Chief executive Tim Cook boasted that the new Apple Music service would be "the next chapter in music" and "will change the way you experience music forever." The service will be available for US$9.99 per month, with a family plan for up to six people at US$14.99.
"Apple Music is really going to move the needle for fans and artists," said Apple's Jimmy Iovine, who came to the California tech giant when it purchased Beats Music.
"Online music has become a complicated mess of apps, services and websites. Apple Music brings the best features together for an experience every music lover will appreciate."
BEATS 1 RADIO
The service includes a live radio station called Beats 1, tools to find curated playlists or individual songs and a social music network on which users can comment on music and share it.
"Beats 1 is a 24-hour listening experience led by influential DJs Zane Lowe in Los Angeles, Ebro Darden in New York and Julie Adenuga in London," Apple said in a statement.
"Listeners around the globe will hear the same great programming at the same time. Exciting programmes on Beats 1 will offer exclusive interviews, guest hosts and the best of what's going on in the world of music."
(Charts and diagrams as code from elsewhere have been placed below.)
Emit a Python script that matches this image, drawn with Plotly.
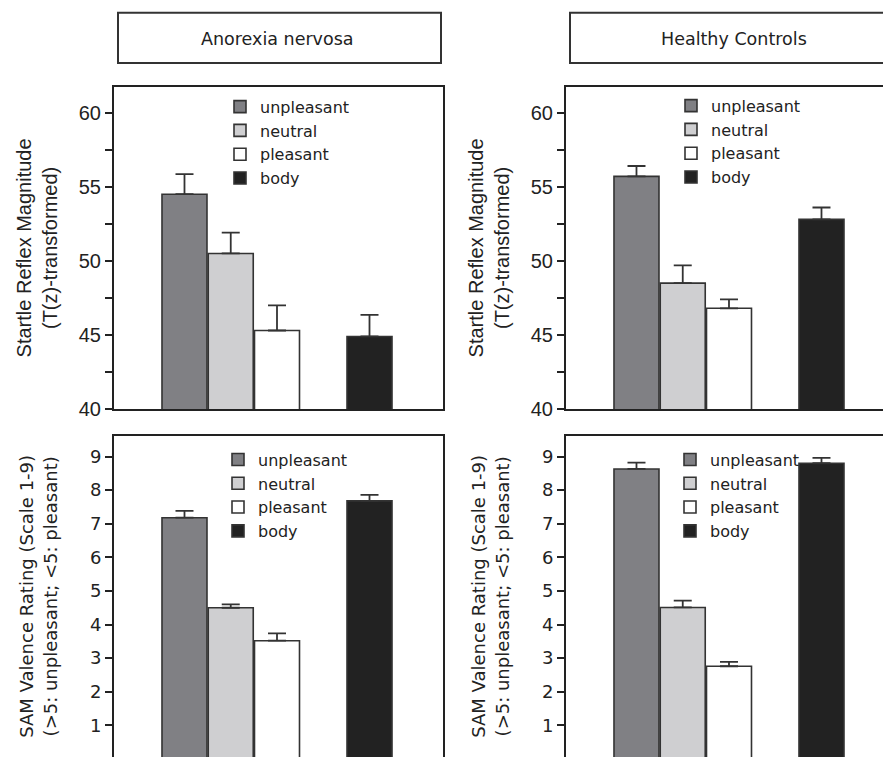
import plotly.graph_objects as go

W, H = 883, 768

categories = ["unpleasant", "neutral", "pleasant", "body"]
group_titles = ["Anorexia nervosa", "Healthy Controls"]

an_startle = [54.5, 50.5, 45.3, 44.9]
an_startle_err = [1.35, 1.4, 1.7, 1.45]
hc_startle = [55.7, 48.5, 46.8, 52.8]
hc_startle_err = [0.7, 1.2, 0.6, 0.8]

an_sam = [7.18, 4.5, 3.52, 7.68]
an_sam_err = [0.2, 0.1, 0.22, 0.18]
hc_sam = [8.63, 4.51, 2.76, 8.8]
hc_sam_err = [0.19, 0.2, 0.13, 0.16]

startle_ticks = [40, 45, 50, 55, 60]
sam_ticks = [1, 2, 3, 4, 5, 6, 7, 8, 9]

colors = ["#808084", "#cfcfd1", "#ffffff", "#222222"]
positions = [0, 1, 2, 4]
bar_width = 0.973

def px_x(p):
    return p / W

def px_y(p):
    return 1 - p / H

fig = go.Figure()

panels = [
    (an_startle, an_startle_err, "x", "y", "legend"),
    (hc_startle, hc_startle_err, "x2", "y2", "legend2"),
    (an_sam, an_sam_err, "x3", "y3", "legend3"),
    (hc_sam, hc_sam_err, "x4", "y4", "legend4"),
]

for vals, errs, xa, ya, lg in panels:
    for i, cat in enumerate(categories):
        fig.add_trace(go.Bar(
            x=[positions[i]], y=[vals[i]], width=bar_width,
            name=cat, xaxis=xa, yaxis=ya, legend=lg,
            marker=dict(color=colors[i], line=dict(color="#333333", width=1.6)),
            error_y=dict(type="data", symmetric=False, array=[errs[i]], arrayminus=[0],
                         color="#333333", thickness=1.8, width=9),
        ))

line_c = "#222222"
xl_dom = [px_x(114), px_x(443)]
xr_dom = [px_x(566), 1.0]
top_dom = [px_y(415), px_y(88)]
bot_dom = [0.0, px_y(442)]

xl_range = [-1.524, 5.589]
xr_range = [-1.524, 5.33]

common_x = dict(showticklabels=False, ticks="", showgrid=False, zeroline=False,
                showline=True, linecolor=line_c, linewidth=2, fixedrange=True)

fig.update_layout(
    xaxis=dict(domain=xl_dom, range=xl_range, anchor="y", mirror=True, **common_x),
    xaxis2=dict(domain=xr_dom, range=xr_range, anchor="y2", mirror=True, **common_x),
    xaxis3=dict(domain=xl_dom, range=xl_range, anchor="y3", side="top", **common_x),
    xaxis4=dict(domain=xr_dom, range=xr_range, anchor="y4", side="top", **common_x),
)

top_y = dict(domain=top_dom, range=[40, 61.75], tickvals=startle_ticks,
             ticks="outside", ticklen=7, tickwidth=1.5, tickcolor=line_c,
             minor=dict(dtick=2.5, tick0=40, ticks="outside", ticklen=7, tickwidth=1.5, tickcolor=line_c),
             showline=True, linecolor=line_c, linewidth=2, showgrid=False, zeroline=False,
             tickfont=dict(family="Liberation Sans, Arial", size=20, color="#222"),
             title=dict(text="Startle Reflex Magnitude<br>(T(z)-transformed)",
                        font=dict(family="Liberation Sans, Arial", size=20, color="#222"),
                        standoff=16),
             fixedrange=True)
bot_y = dict(domain=bot_dom, range=[0.06, 9.62], tickvals=sam_ticks,
             ticks="outside", ticklen=7, tickwidth=1.5, tickcolor=line_c,
             showline=True, linecolor=line_c, linewidth=2, showgrid=False, zeroline=False,
             tickfont=dict(family="DejaVu Sans", size=18, color="#222"),
             title=dict(text="SAM Valence Rating (Scale 1-9)<br>(>5: unpleasant; <5: pleasant)",
                        font=dict(family="DejaVu Sans", size=18, color="#222"),
                        standoff=28),
             fixedrange=True)

fig.update_layout(
    yaxis=dict(anchor="x", mirror=True, **top_y),
    yaxis2=dict(anchor="x2", **top_y),
    yaxis3=dict(anchor="x3", mirror=True, **bot_y),
    yaxis4=dict(anchor="x4", **bot_y),
)

leg_font = dict(family="DejaVu Sans", size=16, color="#222")
def leg(xp, yp):
    return dict(x=px_x(xp), y=px_y(yp), xanchor="left", yanchor="top",
                bgcolor="rgba(0,0,0,0)", font=leg_font, tracegroupgap=0,
                itemclick=False, itemdoubleclick=False)

fig.update_layout(
    legend=leg(220, 91),
    legend2=leg(671, 90),
    legend3=leg(218, 449),
    legend4=leg(670, 449),
)

# title boxes
box_font = dict(family="DejaVu Sans", size=17.5, color="#222")
fig.add_shape(type="rect", xref="paper", yref="paper",
              x0=px_x(118), x1=px_x(441), y0=px_y(64), y1=px_y(13),
              line=dict(color="#333333", width=2))
fig.add_shape(type="rect", xref="paper", yref="paper",
              x0=px_x(570), x1=px_x(895), y0=px_y(64), y1=px_y(13),
              line=dict(color="#333333", width=2))
fig.add_annotation(text=group_titles[0], xref="paper", yref="paper",
                   x=px_x(277), y=px_y(40), xanchor="center", yanchor="middle",
                   showarrow=False, font=box_font)
fig.add_annotation(text=group_titles[1], xref="paper", yref="paper",
                   x=px_x(733.5), y=px_y(40), xanchor="center", yanchor="middle",
                   showarrow=False, font=box_font)

fig.update_layout(
    width=W, height=H,
    margin=dict(l=0, r=0, t=0, b=0),
    paper_bgcolor="white", plot_bgcolor="white",
    barmode="overlay",
)

fig.write_html("out.html", config={"displayModeBar": False},
               post_script="document.body.style.margin='0';document.body.style.overflow='hidden';")
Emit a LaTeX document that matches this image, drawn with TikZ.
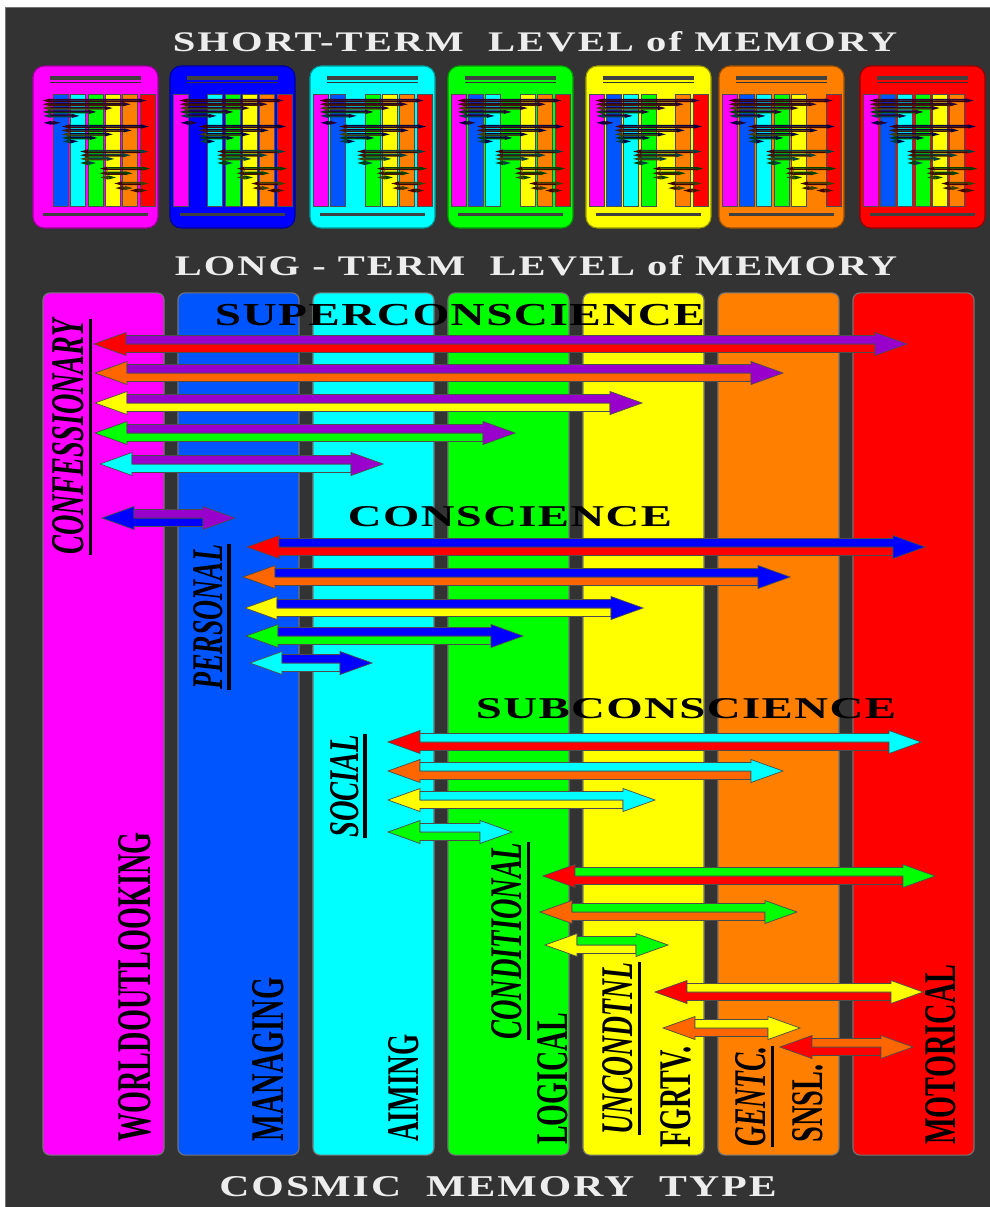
\documentclass[tikz,border=0pt]{standalone}
\usepackage{graphicx}
\usepackage{fontspec}
\setmainfont{Liberation Serif}
\newfontfamily\spacedfont[LetterSpace=5]{Liberation Serif}
\newfontfamily\headfont[LetterSpace=3]{Liberation Serif}

\definecolor{cmag}{HTML}{FF00FF}
\definecolor{cblu}{HTML}{0055FF}
\definecolor{ccya}{HTML}{00FFFF}
\definecolor{cgrn}{HTML}{00FF00}
\definecolor{cyel}{HTML}{FFFF00}
\definecolor{corg}{HTML}{FF8000}
\definecolor{cred}{HTML}{FF0000}
\definecolor{apur}{HTML}{9900CC}
\definecolor{ablu}{HTML}{0000FF}
\definecolor{aorg}{HTML}{FF6600}
\definecolor{bgdark}{HTML}{333333}

\newcommand{\ahh}{11.5}
\newcommand{\ash}{8.5}
\newcommand{\ahl}{32}

\newcommand{\arrowlist}{344/94/907/cred/apur, 373/95/783/aorg/apur, 403/95/642/cyel/apur,
  433/95/515/cgrn/apur, 464/100/383/ccya/apur, 518/102/235/ablu/apur,
  547/247/925/cred/ablu, 577/243/790/aorg/ablu, 608/245/643/cyel/ablu,
  636/246/523/cgrn/ablu, 663/250/372/ccya/ablu,
  742/388/921/cred/ccya, 771/388/783/aorg/ccya, 800/388/655/cyel/ccya, 832/388/512/cgrn/ccya,
  876/543/935/cred/cgrn, 912/540/797/aorg/cgrn, 945/545/668/cyel/cgrn,
  992/655/923/cred/cyel, 1028/663/800/aorg/cyel, 1047/780/913/cred/aorg}

\newcommand{\duoarrow}[5]{%
  \filldraw[duo, fill=#4] ({#3-\ahl},#1) -- ({#2+\ahl},#1) -- ({#2+\ahl},{#1-\ahh}) -- (#2,#1)
    -- ({#2+\ahl},{#1+\ahh}) -- ({#2+\ahl},{#1+\ash}) -- ({#3-\ahl},{#1+\ash}) -- cycle;
  \filldraw[duo, fill=#5] ({#2+\ahl},{#1-\ash}) -- ({#3-\ahl},{#1-\ash}) -- ({#3-\ahl},{#1-\ahh})
    -- (#3,#1) -- ({#3-\ahl},{#1+\ahh}) -- ({#3-\ahl},#1) -- ({#2+\ahl},#1) -- cycle;
}

\begin{document}
\begin{tikzpicture}[x=0.025cm, y=-0.025cm,
  longcol/.style={draw=black!55, line width=0.8pt, rounded corners=5pt, minimum width=3.025cm, minimum height=21.55cm, inner sep=0pt},
  stbox/.style={line width=0.8pt, rounded corners=8pt, minimum width=3.125cm, minimum height=4.05cm, inner sep=0pt},
  duo/.style={draw=black!70, line width=0.5pt},
  vlabel/.style={rotate=90, anchor=base west, inner sep=0pt, font=\bfseries},
  ilabel/.style={rotate=90, anchor=base west, inner sep=0pt, font=\bfseries\itshape},
  ulin/.style={line width=2.2pt, black},
  heading/.style={inner sep=0pt, font=\headfont\bfseries},
  title/.style={inner sep=0pt, text=white!93!black, font=\spacedfont\bfseries}]
\useasboundingbox (0,0) rectangle (990,1207);
\fill[white] (0,0) rectangle (990,1207);
\filldraw[fill=bgdark, draw=black!55] (5,7) rectangle (990,1207);

\foreach \bx/\bc/\own in {33/cmag/1, 170/ablu/2, 310/ccya/3, 448/cgrn/4, 586/cyel/5, 719/corg/6, 860/cred/7} {
  \node[stbox, fill=\bc, draw=\bc!60!black] (st\own) at ({\bx+62.5},147) {};
  \fill[black!75] ({\bx+17},76) rectangle ({\bx+108},80);
  \draw[black!80, line width=0.8pt] ({\bx+17},82.5) -- ({\bx+108},82.5);
  \foreach \mc [count=\j] in {cmag,cblu,ccya,cgrn,cyel,corg,cred} {
    \ifnum\j=\own\relax\else
      \filldraw[fill=\mc, draw=black!70, line width=0.4pt] ({\bx+3+(\j-1)*17.3},94) rectangle ++(15,112);
    \fi
  }
  \begin{scope}[shift={({\bx-2.5},56.5)}, scale=0.128, duo/.style={draw=none}]
    \def\ahh{16}\def\ash{12}\def\ahl{60}
    \foreach \ya/\xl/\xr/\lc/\uc in \arrowlist {
      \duoarrow{\ya}{\xl}{\xr}{\lc!25!black}{\uc!25!black}
    }
  \end{scope}
  \fill[black!75] ({\bx+10},213) rectangle ({\bx+115},216.5);
}

\node[title] (stitle) at (535,42) {\resizebox{18.1cm}{0.5cm}{SHORT-TERM~~LEVEL of MEMORY}};
\node[title] (ltitle) at (536,266) {\resizebox{18.05cm}{0.5cm}{LONG - TERM~~LEVEL of MEMORY}};
\node[title] (ctitle) at (498,1187) {\resizebox{13.93cm}{0.5cm}{COSMIC~~MEMORY~~TYPE}};

\foreach \cc [count=\i] in {cmag,cblu,ccya,cgrn,cyel,corg,cred}
  \node[longcol, fill=\cc] (col\i) at ({103.5+(\i-1)*135},724) {};

\foreach \ya/\xl/\xr/\lc/\uc in \arrowlist {
  \duoarrow{\ya}{\xl}{\xr}{\lc}{\uc}
}

\node[heading] (super) at (460,315) {\resizebox{12.25cm}{0.53cm}{SUPERCONSCIENCE}};
\node[heading] (consc) at (510,517) {\resizebox{8.1cm}{0.5cm}{CONSCIENCE}};
\node[heading] (subc) at (686,709) {\resizebox{10.5cm}{0.5cm}{SUBCONSCIENCE}};

\node[vlabel] (wol) at (150,1142) {\resizebox{7.725cm}{0.8cm}{WORLDOUTLOOKING}};
\node[vlabel] (man) at (283,1142) {\resizebox{4.1cm}{0.775cm}{MANAGING}};
\node[vlabel] (aim) at (418,1142) {\resizebox{2.675cm}{0.75cm}{AIMING}};
\node[vlabel] (log) at (567,1145) {\resizebox{3.3cm}{0.75cm}{LOGICAL}};
\node[vlabel] (fgr) at (690,1148) {\resizebox{2.525cm}{0.75cm}{FGRTV.}};
\node[vlabel] (sns) at (822,1143) {\resizebox{1.95cm}{0.75cm}{SNSL.}};
\node[vlabel] (mot) at (955,1145) {\resizebox{4.5cm}{0.75cm}{MOTORICAL}};

\node[ilabel] (conf) at (83,555) {\resizebox{5.875cm}{0.775cm}{CONFESSIONARY}};
\node[ilabel] (pers) at (222,690) {\resizebox{3.625cm}{0.725cm}{PERSONAL}};
\node[ilabel] (soc) at (358,838) {\resizebox{2.575cm}{0.7cm}{SOCIAL}};
\node[ilabel] (cond) at (521,1040) {\resizebox{4.925cm}{0.75cm}{CONDITIONAL}};
\node[ilabel] (unc) at (632,1135) {\resizebox{4.3cm}{0.75cm}{UNCONDTNL}};
\node[ilabel] (gen) at (765,1147) {\resizebox{2.5cm}{0.75cm}{GENTC.}};

\foreach \n in {conf,pers,soc,cond,unc,gen}
  \draw[ulin] ([xshift=4.5pt]\n.south west) -- ([xshift=4.5pt]\n.south east);
\end{tikzpicture}
\end{document}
"We love music, and the new Apple Music service puts an incredible experience at every fan's fingertips," said Eddy Cue, Apple senior vice-president of Internet software and services at the Apple developer conference in San Francisco.
"All the ways people love enjoying music come together in one app - a revolutionary streaming service, live worldwide radio and an exciting way for fans to connect with artists."
The new service, leaked over the weekend by a top Sony executive, could become a major force in the music industry and was touted as a "revolutionary" step by Apple, which shook up the sector more than a decade ago with its first iTunes digital music store.
"Apple comes late to the music streaming business, due in part to Steve Jobs' refusal to believe that music subscription services would ever work," says James McQuivey at Forrester Research.
"But the writing is on the wall: digital downloads don't make sense for consumers that are connected wherever they go." Mr McQuivey said Apple Music may succeed "because it can build its new music service into the hundreds of millions of devices that its loyal Apple users already love."
UPGRADING IOS, SMARTWATCH
Apple also announced updated software for the iPhone and iPad as well as for the Apple Watch and its Mac computers.
The company unveiled an expansion of the Apple Pay service that allows iPhone users to tap their handsets at merchant terminals to Britain. It will launch next month at some 250,000 locations in Britain including the London transit system.
Also unveiled was the Apple News app, which "collects all the stories you want to read in one place, in a customized news feed."
For its Apple Watch, the updated watchOS 2 includes new features including taking a photo to create a new watch face, personal digital sketches and a feature that allows scanning of past and future calendar events.
The new operating system unveiled for the Mac computers will be called El Capitan.